BON JOVI: New Jersey
After finding commercial success with the party rock classic Slippery When Wet, Bon Jovi surpassed records with the follow up, smashing into the #1 spot in eight countries and putting five tracks into the US Top 5. Just as slick but more musically adventurous than previous outings, New Jersey showed Bon Jovi to be more than a one trick pony and turned them into the biggest rock band in the world.

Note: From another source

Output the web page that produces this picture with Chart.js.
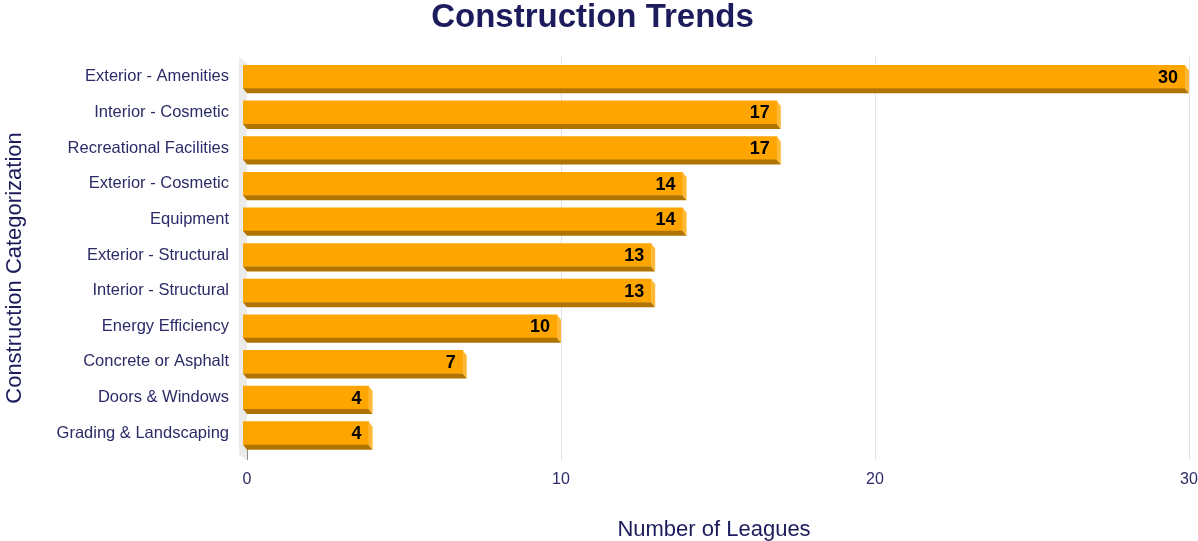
<!DOCTYPE html>
<html><head><meta charset="utf-8">
<script src="https://cdn.jsdelivr.net/npm/chart.js@4"></script>
<style>html,body{margin:0;padding:0;background:#fff}</style>
</head><body>
<canvas id="c" width="1198" height="541"></canvas>
<script>
const categories = [
  'Exterior - Amenities','Interior - Cosmetic','Recreational Facilities','Exterior - Cosmetic',
  'Equipment','Exterior - Structural','Interior - Structural','Energy Efficiency',
  'Concrete or Asphalt','Doors & Windows','Grading & Landscaping'
];
const leagues = [30,17,17,14,14,13,13,10,7,4,4];
const xTickValues = [0,10,20,30];
const chartTitle = 'Construction Trends';
const xTitle = 'Number of Leagues';
const yTitle = 'Construction Categorization';

const FONT = "'Liberation Sans', Arial, sans-serif";
const NAVY = '#1c1c5c';
const TICK = '#2b2b68';
const DX = 4, DY = 5;

const scenePlugin = {
  id: 'scene',
  beforeDatasetsDraw(chart) {
    const ctx = chart.ctx, xs = chart.scales.x, a = chart.chartArea;
    ctx.save();
    const wx = xs.getPixelForValue(0) + DX;
    ctx.fillStyle = '#ebebeb';
    ctx.beginPath();
    ctx.moveTo(wx - 8, a.top - 2);
    ctx.lineTo(wx, a.top + 4);
    ctx.lineTo(wx, a.bottom + 9);
    ctx.lineTo(wx - 8, a.bottom + 4);
    ctx.closePath();
    ctx.fill();
    ctx.strokeStyle = '#e3e3e3';
    ctx.lineWidth = 1;
    xTickValues.forEach(v => {
      if (v === 0) return;
      const px = Math.round(xs.getPixelForValue(v) + DX) + 0.5;
      ctx.beginPath();
      ctx.moveTo(px, a.top - 2);
      ctx.lineTo(px, a.bottom + 9);
      ctx.stroke();
    });
    ctx.strokeStyle = '#8c8c8c';
    ctx.beginPath();
    ctx.moveTo(Math.round(wx) + 0.5, a.bottom - 2);
    ctx.lineTo(Math.round(wx) + 0.5, a.bottom + 9);
    ctx.stroke();
    ctx.restore();
  },
  afterDatasetsDraw(chart) {
    const ctx = chart.ctx;
    const meta = chart.getDatasetMeta(0);
    ctx.save();
    meta.data.forEach((el, i) => {
      const p = el.getProps(['x','y','base','height'], true);
      const x0 = p.base, x1 = p.x, yt = p.y - p.height/2, yb = p.y + p.height/2;
      ctx.fillStyle = '#b07300';
      ctx.beginPath();
      ctx.moveTo(x0, yb); ctx.lineTo(x1, yb); ctx.lineTo(x1 + DX, yb + DY); ctx.lineTo(x0 + DX, yb + DY);
      ctx.closePath(); ctx.fill();
      ctx.fillStyle = '#ffb936';
      ctx.beginPath();
      ctx.moveTo(x1, yt); ctx.lineTo(x1 + DX, yt + DY); ctx.lineTo(x1 + DX, yb + DY); ctx.lineTo(x1, yb);
      ctx.closePath(); ctx.fill();
      ctx.fillStyle = '#000';
      ctx.font = 'bold 18px ' + FONT;
      ctx.textAlign = 'right';
      ctx.textBaseline = 'middle';
      ctx.fillText(String(leagues[i]), x1 - 7, p.y + 1);
    });
    ctx.fillStyle = NAVY;
    ctx.font = '22px ' + FONT;
    ctx.textAlign = 'center';
    ctx.textBaseline = 'alphabetic';
    ctx.translate(21, 268);
    ctx.rotate(-Math.PI/2);
    ctx.fillText(yTitle, 0, 0);
    ctx.restore();
  }
};

new Chart(document.getElementById('c'), {
  type: 'bar',
  data: {
    labels: categories,
    datasets: [{
      data: leagues,
      backgroundColor: '#FFA500',
      borderWidth: 0,
      barThickness: 23
    }]
  },
  options: {
    indexAxis: 'y',
    responsive: false,
    animation: false,
    devicePixelRatio: 1,
    layout: { padding: { right: 13 } },
    plugins: {
      legend: { display: false },
      tooltip: { enabled: false },
      title: {
        display: true,
        text: chartTitle,
        color: NAVY,
        font: { family: FONT, size: 33, weight: 'bold', lineHeight: 1.06 },
        padding: { top: 0, bottom: 24 }
      }
    },
    scales: {
      x: {
        type: 'linear',
        min: 0, max: 30,
        afterBuildTicks: s => { s.ticks = xTickValues.map(v => ({ value: v })); },
        ticks: { color: TICK, font: { family: FONT, size: 16 }, padding: 11, labelOffset: 4 },
        grid: { display: false },
        border: { display: false },
        title: { display: true, text: xTitle, color: NAVY, font: { family: FONT, size: 22, lineHeight: 1 }, padding: 0 },
        afterFit: s => { s.height = 90; s.paddingRight = 0; s.paddingLeft = 0; }
      },
      y: {
        type: 'category',
        ticks: { color: TICK, font: { family: FONT, size: 16.5 }, padding: 6 },
        grid: { display: false },
        border: { display: false },
        afterFit: s => { s.width = 243; s.paddingTop = 0; s.paddingBottom = 0; }
      }
    }
  },
  plugins: [scenePlugin]
});
</script>
</body></html>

JANE’S ADDICTION: Nothing’s Shocking
Jane’s Addiction’s major label debut introduced the wider world to the band’s strange-sounding, cutting edge alternative heavy rock. Mired in internal disputes, Nothing’s Shocking nonetheless set a benchmark for experimental rock that would influence a wealth of new bands heading into the next decade.
LIVING COLOUR: Vivid
New Yorkers Living Colour proved as chromatic as their name and as cosmopolitan as their city. Vivid was an explosion of hard rock guitar virtuosity crossed with funk, soul, rap and jazz and a sharp social conscience that made for an incredible rock debut. An innovative and original piece of work that continues to resonate and paved the way for further cross-over experiments, not all as successful as Vivid.
SLAYER: South of Heaven
In the wake of the insurmountable blitzkrieg of Reign in Blood, Slayer decided to go for atmosphere over speed on album number four. Slowing down did nothing to diminish the impact of their super heavy thrash, on South of Heaven the foursome continued to sound just as menacing as ever even as they exhibited new depth and character in their relentless assault.
METALLICA: …And Justice For All
Still reeling from the tragedy of Cliff Burton’s death, Metallica’s audacious 1988 double album was over-long and under produced but gave them the major commercial breakthrough they were looking for and won them a Grammy nomination in the newly-created Best Metal Performance category. Their hearts weren’t really in it, and a shift in style was soon to follow.
A darker album than the debut and recorded with a complete line-up, Leprosy merely added a coat of polish to Death’s coarse extremity, tightening up the songwriting while still exhibiting the wild arrangements of the album before and paving the way for a plethora of extreme underground acts who were just starting to make their mark.
SUICIDAL TENDENCIES: How Will I Laugh Tomorrow When I Can’t Even Smile Today
The Suicidals’ third full length saw the thrash metal elements of their style take over from their earlier hardcore tendencies. The addition of Mike Clark as second guitarist heavied up the band’s sound, Mike Muir’s socially aware commentary was in full flower and their patented crossover was at the peak of its development.
HOBBS’ ANGEL OF DEATH: Hobbs’ Angel of Death
Melbourne thrash pioneers took their European style sound straight to the source, delivering this album through Germany’s famed Steamhammer label before even doing a show in their homeland. A prime slice of early thrash metal menace, Hobbs’ debut is still revered both here and overseas by metal aficionados today.